SA Express and its holding company SAA were grounded for non-compliance in late August.
SA Airlink’s objection is that the IASC’s decision appears to ignore SA Express directors’ and executive management’s September briefing to Parliament on its liquidity crisis and resultant high level of aircraft unserviceability, which led to its inability to provide the regular, on-time domestic air services it advertised and for which it was taking customers’ money.
The airline said in the meantime, at the request of the Competition Commission’s ongoing market investigation, it agreed to withdraw its request for an urgent interdict suspending the IASC’s decision to allow SA Express to operate three new cross-border routes.

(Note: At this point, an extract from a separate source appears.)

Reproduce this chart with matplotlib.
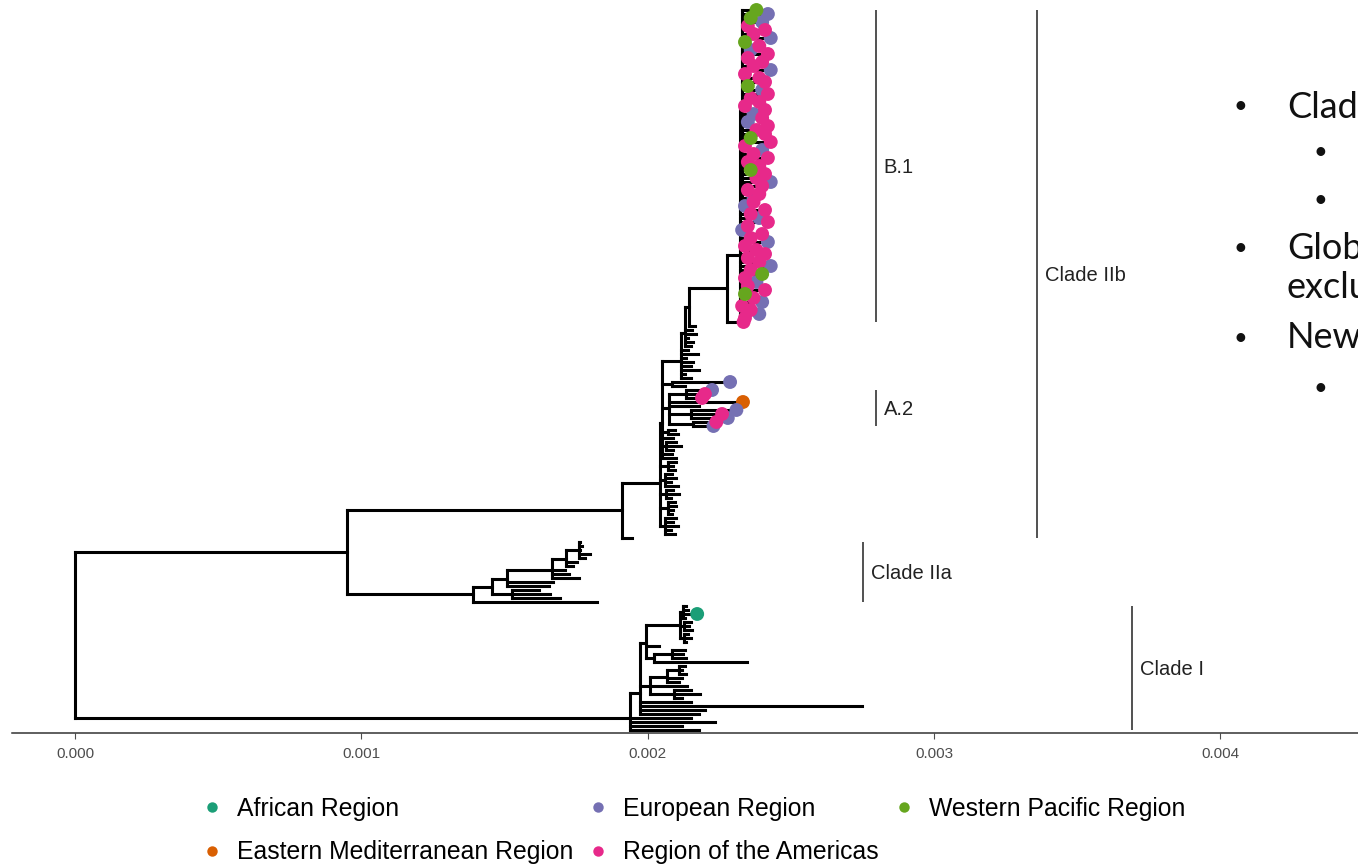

“Airlink’s legal challenge is not aimed at limiting competition, it only operates on one of the new routes for which SA Express has been licensed and already faces competition on that route,” it said.
To guide the IASC in its considerations, the International Air Services Regulations clearly stipulate the criteria to be met by, and the information to be furnished by, all airlines in support of their applications.
In addition to the type of aircraft, the airport to be served and frequency of flights, they require the submission of evidence of “financial capability” which has ordinarily included audited financial statements demonstrating “going concern”, current profit and loss statements, balance sheets and statements of retained earnings, as well as a clear business case.
Meanwhile, SA Express yesterday announced the upcoming launch of two separate routes.
The airline will open the Johannesburg to Bulawayo route on November 18, while the Cape Town-East London-Mthatha route is scheduled to start operating this Friday.